• GOAL: It is required that the lines from the top of the listing through the line with "const yTicks = [0, 20, 40, 60, 80, 100, 120];" be reproduced exactly, excluding pictures.

• GIVEN RECORDS:
===

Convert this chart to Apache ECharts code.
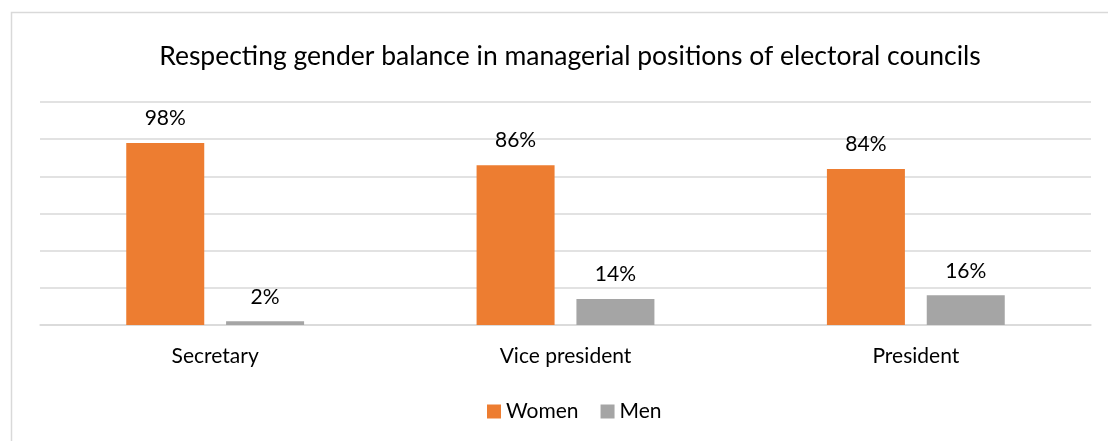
<!DOCTYPE html>
<html>
<head>
<meta charset="utf-8">
<script src="https://cdn.jsdelivr.net/npm/echarts@6/dist/echarts.min.js"></script>
<style>
  html, body { margin: 0; padding: 0; background: #ffffff; }
  #chart { width: 1108px; height: 441px; }
</style>
</head>
<body>
<div id="chart"></div>
<script>
// Share of women and men in managerial positions of electoral councils (%)
const positions = ['Secretary', 'Vice president', 'President'];
const women = [98, 86, 84];
const men = [2, 14, 16];
const seriesNames = ['Women', 'Men'];
const yTicks = [0, 20, 40, 60, 80, 100, 120];

const FONT = 'Lato';
const TEXT_SIZE = 21;

const chart = echarts.init(document.getElementById('chart'), null, { renderer: 'canvas' });

const labelStyle = {
  show: true,
  position: 'top',
  distance: 14,
  formatter: p => p.value + '%',
  color: '#000000',
  fontFamily: FONT,
  fontSize: TEXT_SIZE
};

chart.setOption({
  animation: false,
  backgroundColor: '#ffffff',
  title: {
    text: 'Respecting gender balance in managerial positions of electoral councils',
    left: 565,
    textAlign: 'center',
    top: 38,
    textStyle: { fontFamily: FONT, fontSize: 26.5, fontWeight: 'normal', color: '#000000' }
  },
  legend: {
    data: seriesNames,
    top: 396,
    left: 482,
    itemWidth: 14,
    itemHeight: 14,
    itemGap: 22,
    icon: 'rect',
    textStyle: { fontFamily: FONT, fontSize: TEXT_SIZE, color: '#000000' }
  },
  grid: { left: 40, right: 17, top: 102, bottom: 116 },
  xAxis: {
    type: 'category',
    data: positions,
    axisLine: { show: true, lineStyle: { color: '#d9d9d9', width: 1.5 } },
    axisTick: { show: false },
    axisLabel: { fontFamily: FONT, fontSize: TEXT_SIZE, color: '#000000', margin: 21 }
  },
  yAxis: {
    type: 'value',
    min: yTicks[0],
    max: yTicks[yTicks.length - 1],
    interval: yTicks[1] - yTicks[0],
    axisLine: { show: false },
    axisTick: { show: false },
    axisLabel: { show: false },
    splitLine: { lineStyle: { color: '#d9d9d9', width: 1.5 } }
  },
  series: [
    {
      name: seriesNames[0],
      type: 'bar',
      data: women,
      barWidth: 78,
      barGap: '28%',
      itemStyle: { color: '#ED7D31' },
      label: labelStyle
    },
    {
      name: seriesNames[1],
      type: 'bar',
      data: men,
      barWidth: 78,
      itemStyle: { color: '#A5A5A5' },
      label: labelStyle
    }
  ],
  graphic: [
    {
      type: 'rect',
      silent: true,
      shape: { x: 11.5, y: 12.5, width: 1300, height: 600 },
      style: { fill: null, stroke: '#d9d9d9', lineWidth: 1.5 }
    }
  ]
});
</script>
</body>
</html>
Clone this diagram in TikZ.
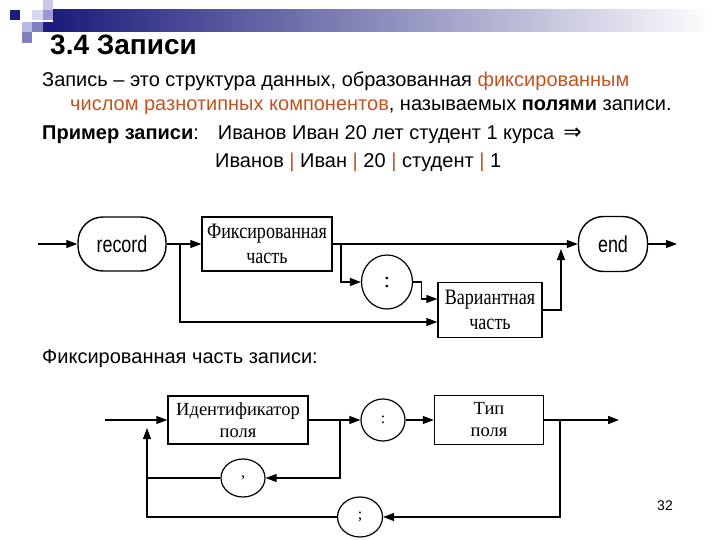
\documentclass[tikz,border=0pt]{standalone}
\usepackage{fontspec}
\usepackage{graphicx}
\setmainfont{Liberation Sans}
\newfontfamily\seriffont{Liberation Serif}
\newfontfamily\condserif[FakeStretch=0.82]{Liberation Serif}
\newfontfamily\djv{DejaVu Sans}
\newcommand{\narrowtxt}[1]{\scalebox{0.78}[1]{#1}}
\usetikzlibrary{arrows.meta,shapes.geometric,calc}
\definecolor{navy}{RGB}{28,28,124}
\definecolor{accent}{RGB}{196,82,30}
\definecolor{sqA}{RGB}{200,200,230}
\definecolor{sqB}{RGB}{154,154,208}
\definecolor{sqC}{RGB}{184,184,224}
\definecolor{sqD}{RGB}{128,128,192}
\begin{document}
\begin{tikzpicture}[x=1pt,y=-1pt,
  arr/.style={line width=1.1pt,-{Triangle[length=11pt,width=8pt]}},
  ln/.style={line width=1.1pt},
  heavy/.style={line width=1.6pt},
  term/.style={draw,line width=1.4pt,rounded corners=25pt,font=\fontsize{23}{24}\selectfont,inner sep=0pt},
  boxn/.style={draw,line width=1.4pt,align=center,inner sep=0pt,font=\condserif\fontsize{22}{25}\selectfont},
  boxm/.style={draw,line width=1.4pt,align=center,inner sep=0pt,font=\seriffont\fontsize{18.5}{22}\selectfont},
  circ/.style={draw,ellipse,line width=1.2pt,inner sep=0pt,font=\seriffont\fontsize{16}{18}\selectfont},
  body/.style={anchor=base west,inner sep=0pt,font=\fontsize{20}{22}\selectfont}]
\useasboundingbox (0,0) rectangle (720,540);
% header decoration
\shade[left color=navy,right color=white] (53,10) rectangle (715,32);
\fill[navy] (10,10) rectangle (20,20);
\fill[sqA] (43,0) rectangle (53,10);
\fill[sqA!70!white] (32,10) rectangle (43,20);
\fill[sqB] (43,10) rectangle (53,20);
\fill[sqC] (22,22) rectangle (32,32);
\fill[sqD] (32,22) rectangle (43,32);
\fill[navy] (43,22) rectangle (53,32);
\fill[sqD] (22,32) rectangle (32,43);
% title and text
\node[anchor=base west,inner sep=0pt,font=\bfseries\fontsize{28}{30}\selectfont] (title) at (50,55) {3.4 Записи};
\node[body] (l1) at (42,87) {Запись – это структура данных, образованная \textcolor{accent}{фиксированным}};
\node[body] (l2) at (70,111) {\textcolor{accent}{числом разнотипных компонентов}, называемых \textbf{полями} записи.};
\node[body] (l3) at (42,140) {\textbf{Пример записи}:\hspace{19pt}Иванов Иван 20 лет студент 1 курса\hspace{9pt}{\djv\fontsize{22}{22}\selectfont ⇒}};
\node[body] (l4) at (215,168) {Иванов \textcolor{accent}{|} Иван \textcolor{accent}{|} 20 \textcolor{accent}{|} студент \textcolor{accent}{|} 1};
\node[body] (l5) at (42,363) {Фиксированная часть записи:};
\node[anchor=base,inner sep=0pt,font=\fontsize{14}{16}\selectfont] (pg) at (665,510) {32};
% diagram 1
\node[term,minimum width=88pt,minimum height=54pt] (rec) at (122,244) {\narrowtxt{record}};
\node[boxn,minimum width=130pt,minimum height=54pt] (fix) at (267,244) {Фиксированная\\часть};
\node[circ,minimum width=51pt,minimum height=54pt,font=\seriffont\fontsize{22}{22}\selectfont] (col1) at (387,282) {:};
\node[boxn,minimum width=104pt,minimum height=55pt] (var) at (490,310) {Вариантная\\часть};
\node[term,minimum width=69pt,minimum height=55pt] (end) at (613,244) {\narrowtxt{end}};
\coordinate (in1) at (38,244);
\coordinate (out1) at (677,244);
\coordinate (b1) at (180,244);
\coordinate (b2) at (341,244);
\coordinate (up1) at (561,249);
\draw[arr] (in1) -- (rec.west);
\draw[arr] (rec.east) -- (fix.west);
\draw[arr] (b1) |- ([yshift=-12pt]var.west);
\draw[arr] (fix.east) -- (end.west);
\draw[arr] (b2) |- (col1.west);
\draw[arr] (col1.east) -- ++(8,0) |- ([yshift=11pt]var.west);
\draw[arr] (var.east) -| (up1);
\draw[arr] (end.east) -- (out1);
% diagram 2
\node[boxm,minimum width=140pt,minimum height=48pt] (idf) at (238,420) {Идентификатор\\поля};
\node[circ,minimum width=44pt,minimum height=42pt] (col2) at (383,420) {:};
\node[boxm,minimum width=109pt,minimum height=49pt] (typ) at (489,420) {Тип\\поля};
\node[circ,minimum width=44pt,minimum height=38pt] (cm) at (243,478) {,};
\node[circ,minimum width=45pt,minimum height=40pt] (sc) at (360,517) {;};
\coordinate (in2) at (105,420);
\coordinate (out2) at (619,420);
\coordinate (j2) at (147,428);
\coordinate (b4) at (340,420);
\coordinate (b5) at (560,420);
\draw[heavy] (in2) -- (j2 |- in2);
\draw[arr] (j2 |- in2) -- (idf.west);
\draw[arr] (idf.east) -- (col2.west);
\draw[arr] (b4) |- (cm.east);
\draw[ln] (cm.west) -- (cm.west -| j2);
\draw[arr] (sc.west) -| (j2);
\draw[arr] (col2.east) -- (typ.west);
\draw[heavy,-{Triangle[length=11pt,width=8pt]}] (typ.east) -- (out2);
\draw[arr] (b5) |- (sc.east);
\end{tikzpicture}
\end{document}
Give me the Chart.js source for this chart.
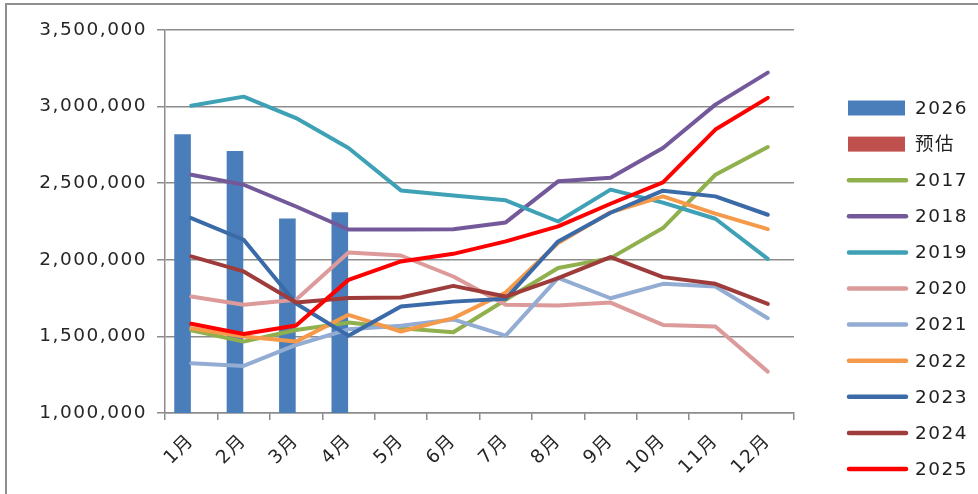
<!DOCTYPE html>
<html>
<head>
<meta charset="utf-8">
<script src="https://cdn.jsdelivr.net/npm/chart.js@4/dist/chart.umd.min.js"></script>
<style>
  html, body { margin: 0; padding: 0; background: #fff; }
  #wrap { position: relative; width: 978px; height: 494px; }
  canvas { display: block; }
</style>
</head>
<body>
<div id="wrap"><canvas id="c" width="978" height="494"></canvas></div>
<script>
// Monthly volumes by year, 1月..12月
const months = ['1月', '2月', '3月', '4月', '5月', '6月', '7月', '8月', '9月', '10月', '11月', '12月'];
const yTicks = [1000000, 1500000, 2000000, 2500000, 3000000, 3500000];

const v2026 = [2820000, 2710000, 2270000, 2310000, null, null, null, null, null, null, null, null];
const vEstimate = [null, null, null, null, null, null, null, null, null, null, null, null];
const v2017 = [1540000, 1466000, 1542000, 1590000, 1553000, 1527000, 1739000, 1946000, 2011000, 2207000, 2555000, 2736000];
const v2018 = [2555000, 2490000, 2348000, 2198000, 2197000, 2200000, 2244000, 2512000, 2536000, 2730000, 3013000, 3222000];
const v2019 = [3005000, 3065000, 2925000, 2730000, 2453000, 2420000, 2388000, 2250000, 2458000, 2373000, 2268000, 2006000];
const v2020 = [1760000, 1706000, 1739000, 2048000, 2028000, 1891000, 1706000, 1702000, 1721000, 1575000, 1564000, 1270000];
const v2021 = [1324000, 1307000, 1444000, 1546000, 1570000, 1611000, 1505000, 1882000, 1749000, 1843000, 1826000, 1619000];
const v2022 = [1553000, 1499000, 1466000, 1641000, 1532000, 1619000, 1787000, 2110000, 2310000, 2414000, 2301000, 2200000];
const v2023 = [2272000, 2131000, 1715000, 1505000, 1695000, 1727000, 1745000, 2120000, 2307000, 2451000, 2414000, 2294000];
const v2024 = [2022000, 1924000, 1721000, 1750000, 1754000, 1830000, 1760000, 1880000, 2018000, 1887000, 1843000, 1712000];
const v2025 = [1582000, 1516000, 1571000, 1869000, 1989000, 2039000, 2120000, 2218000, 2366000, 2505000, 2850000, 3057000];

const FONT_FAMILY = "'DejaVu Sans', 'Noto Sans CJK SC', sans-serif";
const TEXT_COLOR = '#262626';
const GRID_COLOR = '#8c8c8c';

const PAD = { left: 5, right: 184, top: 30, bottom: 6 };
const AXIS_X = 165;     // left edge of plot area
const AXIS_BOTTOM = 413; // bottom edge of plot area

function lineSet(label, data, color, order) {
  return {
    type: 'line', label, data,
    borderColor: color, backgroundColor: color,
    borderWidth: 4, pointRadius: 0, pointHoverRadius: 0,
    tension: 0, fill: false, spanGaps: false,
    borderCapStyle: 'round', borderJoinStyle: 'round',
    order
  };
}

const datasets = [
  { type: 'bar', label: '2026', data: v2026, backgroundColor: '#4a7ebb', order: 100,
    categoryPercentage: 0.66, barPercentage: 0.96 },
  { type: 'bar', label: '预估', data: vEstimate, backgroundColor: '#c0504d', order: 101,
    categoryPercentage: 0.66, barPercentage: 0.96 },
  lineSet('2017', v2017, '#8fb04c', 20),
  lineSet('2018', v2018, '#74599a', 19),
  lineSet('2019', v2019, '#3ea1b6', 18),
  lineSet('2020', v2020, '#dc9b9a', 17),
  lineSet('2021', v2021, '#93acd3', 16),
  lineSet('2022', v2022, '#f59a4b', 15),
  lineSet('2023', v2023, '#3a6aa8', 14),
  lineSet('2024', v2024, '#9e3c3b', 13),
  lineSet('2025', v2025, '#ff0000', 12)
];

// Applies the wide letter spacing used by every label of this chart
const spacingPlugin = {
  id: 'spacing',
  beforeUpdate(chart) { chart.ctx.letterSpacing = '1.5px'; },
  beforeDraw(chart) { chart.ctx.letterSpacing = '1.5px'; }
};

// Legend column on the right: rectangles for bars, short strokes for lines
const sideLegend = {
  id: 'sideLegend',
  afterDraw(chart) {
    const ctx = chart.ctx;
    const x0 = 848, swW = 57, textX = 915, y0 = 108, step = 36.1;
    ctx.save();
    ctx.letterSpacing = '1.5px';
    ctx.font = '18.5px ' + FONT_FAMILY;
    ctx.textBaseline = 'middle';
    ctx.textAlign = 'left';
    chart.data.datasets.forEach((ds, i) => {
      const cy = y0 + i * step;
      if (ds.type === 'bar') {
        ctx.fillStyle = ds.backgroundColor;
        ctx.fillRect(x0, cy - 7.5, swW, 15);
      } else {
        ctx.strokeStyle = ds.borderColor;
        ctx.lineWidth = 4.5;
        ctx.lineCap = 'round';
        ctx.beginPath();
        ctx.moveTo(x0 + 1, cy);
        ctx.lineTo(x0 + swW + 1, cy);
        ctx.stroke();
      }
      ctx.fillStyle = '#1f1f1f';
      ctx.fillText(ds.label, textX, cy + 1);
    });
    ctx.restore();
  }
};

// Thin frame along the top and left edges
const framePlugin = {
  id: 'frame',
  afterDraw(chart) {
    const ctx = chart.ctx;
    ctx.save();
    ctx.strokeStyle = '#8f8f8f';
    ctx.lineWidth = 2;
    ctx.beginPath();
    ctx.moveTo(6, 500);
    ctx.lineTo(6, 4);
    ctx.lineTo(990, 4);
    ctx.stroke();
    ctx.restore();
  }
};

new Chart(document.getElementById('c'), {
  type: 'bar',
  data: { labels: months, datasets },
  options: {
    responsive: false,
    animation: false,
    devicePixelRatio: 1,
    layout: { padding: PAD },
    plugins: {
      legend: { display: false },
      tooltip: { enabled: false },
      title: { display: false }
    },
    scales: {
      x: {
        offset: true,
        grid: {
          display: true, offset: true, drawOnChartArea: false, drawTicks: true,
          tickLength: 7, color: GRID_COLOR, lineWidth: 1.5
        },
        border: { display: true, color: GRID_COLOR, width: 1.5 },
        ticks: {
          autoSkip: false, minRotation: 45, maxRotation: 45, padding: 10,
          color: TEXT_COLOR, font: { family: FONT_FAMILY, size: 18.5 }
        },
        afterFit(scale) { scale.height = 494 - PAD.bottom - AXIS_BOTTOM; }
      },
      y: {
        min: yTicks[0], max: yTicks[yTicks.length - 1],
        afterBuildTicks(scale) { scale.ticks = yTicks.map(v => ({ value: v })); },
        grid: {
          color: GRID_COLOR, lineWidth: 1.5, drawTicks: true, tickLength: 8
        },
        border: { display: true, color: GRID_COLOR, width: 1.5 },
        ticks: {
          padding: 10, color: TEXT_COLOR,
          font: { family: FONT_FAMILY, size: 18.5 },
          callback: v => Number(v).toLocaleString('en-US')
        },
        afterFit(scale) { scale.width = AXIS_X - PAD.left; }
      }
    }
  },
  plugins: [spacingPlugin, sideLegend, framePlugin]
});
</script>
</body>
</html>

===

• OUTPUT OF THE TASK:
Convert this chart to Apache ECharts code.
<!DOCTYPE html>
<html>
<head>
<meta charset="utf-8">
<script src="https://cdn.jsdelivr.net/npm/echarts@6/dist/echarts.min.js"></script>
<style>
  html, body { margin: 0; padding: 0; background: #ffffff; }
  #chart { width: 1108px; height: 441px; }
</style>
</head>
<body>
<div id="chart"></div>
<script>
// Share of women and men in managerial positions of electoral councils (%)
const positions = ['Secretary', 'Vice president', 'President'];
const women = [98, 86, 84];
const men = [2, 14, 16];
const seriesNames = ['Women', 'Men'];
const yTicks = [0, 20, 40, 60, 80, 100, 120];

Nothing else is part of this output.